World Premiere: February 4, 2010, Orange County Performing Arts Center; Renée and Henry Segerstrom Concert Hall, Costa Mesa, California; Pacific Symphony, Pacific Chorale; Carl St. Clair, conductor

Program Note:

Mount Rushmore (2010) for chorus and orchestra was commissioned by the Pacific Symphony, Carl St.Clair, Music Director and Conductor, with assistance from VocalEssence, Philip Brunelle, Artistic Director and the Phoenix Symphony, Michael Christie, Music Director. The world premiere was given by the Pacific Symphony and Pacific Chorale under the direction of Carl St.Clair at the Orange County Performing Arts Center, Renée and Henry Segerstrom Concert Hall, Costa Mesa, California on February 4, 2010. The composer writes:

“Mount Rushmore (2010) for chorus and orchestra is inspired by the monumental sculpture, located in the Black Hills of South Dakota, of four American presidents: George Washington (1732-1799), Thomas Jefferson (1743-1826), Theodore Roosevelt (1858-1919) and Abraham Lincoln (1809- 1865). The American sculptor Gutzon Borglum supervised the carving of these figureheads into the granite mountainside of Mount Rushmore, from 1927 until his death in 1941. Created during the Great Depression (1927-1941) against seemingly impossible odds with a small crew of men, Mount Rushmore came to symbolize an attitude of hope against adversity. Borglum described the monument as “American, drawn from American sources, memorializing American achievement.” Drawing from American musical sources and texts, my composition echoes the resonance and dissonance of Mount Rushmore as a complex icon of American history. Like Mount Rushmore, my libretto is carved out of the words of each President.
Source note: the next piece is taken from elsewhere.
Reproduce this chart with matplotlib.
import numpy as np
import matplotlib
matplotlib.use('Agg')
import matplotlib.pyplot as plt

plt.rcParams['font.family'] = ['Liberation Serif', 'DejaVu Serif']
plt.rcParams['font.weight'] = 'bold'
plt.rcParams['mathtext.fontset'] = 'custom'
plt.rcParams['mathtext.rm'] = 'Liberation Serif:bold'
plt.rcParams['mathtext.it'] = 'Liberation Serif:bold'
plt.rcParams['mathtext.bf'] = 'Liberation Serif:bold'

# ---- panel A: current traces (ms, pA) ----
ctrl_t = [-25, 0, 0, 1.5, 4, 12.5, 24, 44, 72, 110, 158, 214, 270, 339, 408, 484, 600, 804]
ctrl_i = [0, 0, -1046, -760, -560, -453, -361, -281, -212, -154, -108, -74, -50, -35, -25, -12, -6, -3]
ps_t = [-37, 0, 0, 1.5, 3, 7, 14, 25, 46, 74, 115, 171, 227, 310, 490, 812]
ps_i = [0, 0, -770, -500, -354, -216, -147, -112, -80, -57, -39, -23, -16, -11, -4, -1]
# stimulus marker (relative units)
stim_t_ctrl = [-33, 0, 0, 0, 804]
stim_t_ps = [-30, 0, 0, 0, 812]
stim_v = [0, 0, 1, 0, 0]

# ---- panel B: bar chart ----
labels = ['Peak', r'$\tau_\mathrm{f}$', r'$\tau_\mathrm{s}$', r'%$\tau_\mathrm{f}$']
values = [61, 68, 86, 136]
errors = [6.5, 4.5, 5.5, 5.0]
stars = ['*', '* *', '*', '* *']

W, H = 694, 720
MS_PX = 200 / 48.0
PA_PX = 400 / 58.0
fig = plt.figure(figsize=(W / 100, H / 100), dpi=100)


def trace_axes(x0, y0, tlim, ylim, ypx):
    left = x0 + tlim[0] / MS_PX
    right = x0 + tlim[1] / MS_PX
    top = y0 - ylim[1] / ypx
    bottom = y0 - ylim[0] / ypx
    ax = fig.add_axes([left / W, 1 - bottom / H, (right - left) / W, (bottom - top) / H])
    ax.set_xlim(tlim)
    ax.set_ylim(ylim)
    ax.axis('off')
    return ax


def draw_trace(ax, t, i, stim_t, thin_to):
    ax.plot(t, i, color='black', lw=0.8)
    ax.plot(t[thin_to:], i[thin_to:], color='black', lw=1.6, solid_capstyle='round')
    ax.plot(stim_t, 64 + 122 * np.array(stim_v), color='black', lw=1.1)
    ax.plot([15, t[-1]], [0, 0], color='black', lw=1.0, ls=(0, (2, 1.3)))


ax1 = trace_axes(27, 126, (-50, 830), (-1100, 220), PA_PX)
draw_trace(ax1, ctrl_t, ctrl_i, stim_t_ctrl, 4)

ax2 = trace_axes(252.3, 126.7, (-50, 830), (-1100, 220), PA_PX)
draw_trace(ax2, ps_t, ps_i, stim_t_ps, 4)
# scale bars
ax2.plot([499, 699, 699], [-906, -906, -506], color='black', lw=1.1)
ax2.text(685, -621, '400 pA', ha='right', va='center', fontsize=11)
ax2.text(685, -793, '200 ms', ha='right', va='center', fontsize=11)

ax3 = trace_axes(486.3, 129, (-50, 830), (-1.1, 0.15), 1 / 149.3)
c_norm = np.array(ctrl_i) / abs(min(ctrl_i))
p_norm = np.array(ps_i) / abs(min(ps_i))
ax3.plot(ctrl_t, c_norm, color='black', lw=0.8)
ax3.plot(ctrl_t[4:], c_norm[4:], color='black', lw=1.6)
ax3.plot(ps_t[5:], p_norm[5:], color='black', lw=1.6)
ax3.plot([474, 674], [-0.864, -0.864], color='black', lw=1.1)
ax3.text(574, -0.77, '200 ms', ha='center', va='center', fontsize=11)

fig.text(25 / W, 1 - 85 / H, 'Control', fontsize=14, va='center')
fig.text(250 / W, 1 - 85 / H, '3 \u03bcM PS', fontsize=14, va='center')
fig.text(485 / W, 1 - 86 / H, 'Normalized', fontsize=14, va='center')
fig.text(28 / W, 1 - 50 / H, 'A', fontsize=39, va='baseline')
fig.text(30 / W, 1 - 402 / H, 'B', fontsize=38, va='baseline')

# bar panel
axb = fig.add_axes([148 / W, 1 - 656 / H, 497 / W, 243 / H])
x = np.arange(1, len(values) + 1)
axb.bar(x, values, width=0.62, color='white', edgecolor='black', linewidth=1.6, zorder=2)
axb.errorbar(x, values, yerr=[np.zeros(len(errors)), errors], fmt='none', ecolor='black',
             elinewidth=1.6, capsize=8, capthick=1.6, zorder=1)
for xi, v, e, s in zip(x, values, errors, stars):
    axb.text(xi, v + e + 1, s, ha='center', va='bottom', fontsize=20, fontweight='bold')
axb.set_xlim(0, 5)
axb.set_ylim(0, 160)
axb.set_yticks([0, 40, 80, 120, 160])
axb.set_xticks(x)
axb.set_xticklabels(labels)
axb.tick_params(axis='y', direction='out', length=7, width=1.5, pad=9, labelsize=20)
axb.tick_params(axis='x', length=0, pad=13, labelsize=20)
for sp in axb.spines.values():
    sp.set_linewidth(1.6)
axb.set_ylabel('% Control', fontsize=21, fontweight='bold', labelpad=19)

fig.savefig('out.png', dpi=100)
For the first movement, I have selected a fragment of George Washington’s final letter, upon his retirement from military and public life to Mount Vernon, to the French General Marquis de Lafayette, his Revolutionary War comrade in arms: “I will move gently down the stream of life, until I sleep with my Fathers.” Perhaps Washington predicted his future place at Mount Rushmore where, as America’s first President, he “sleeps” with other important “fathers” of American history. Musical echoes of popular Revolutionary War anthems (“Chester” by William Billings, and “Yankee Doodle”) are a reminder of Washington’s role as commander-in-chief of the Continental Army during the American Revolutionary War.

Thomas Jefferson, the third president of America, was a brilliant political writer and also an accomplished violinist, who wrote that “Music is the passion of my soul.” As the American Minister to France (1785-89), the recently widowed Jefferson met Maria Cosway in Paris, and fell in love with this young, charismatic, Anglo-Italian society hostess, musician, and composer of salon music. The second movement of my composition intertwines a love song composed by Cosway for Jefferson (“Ogni Dolce Aura”) together with a love letter composed by Jefferson for Cosway (“Dialogue of the Head vs. the Heart”) and key fragments from Jefferson’s Declaration of Independence.

The third movement is based on the words of America’s 26th president, Theodore Roosevelt, who was a great explorer of the uncharted wilderness. As president, Roosevelt created the National Park Service and successfully saved, against great opposition from commercial developers, over 234 million acres of plains, forests, rivers and mountain ranges of the American West. It was during his retreats into the barren Badlands of North Dakota (not far from Mount Rushmore) that Roosevelt, as a young man, realized that the “majestic beauty” of the American wilderness needed to be left “as it is” for future generations. I have composed music to suggest the robust and mystical sense of Roosevelt’s “delight in the hardy life of the open” and “the hidden spirit of the wilderness.”

The fourth and final movement of Mount Rushmore is dedicated to Abraham Lincoln, who successfully led the United States through the Civil War and initiated the end of slavery. I have set the rhythmic cadences and powerful words of his Gettysburg Address (1863) to music that resonates with echoes of period music from the Civil War. I create a musical portrait of the 16th President of the United States, who expressed his vision with eloquence, and with hope that the human spirit could overcome prejudice and differences of opinion in order to create a better world.”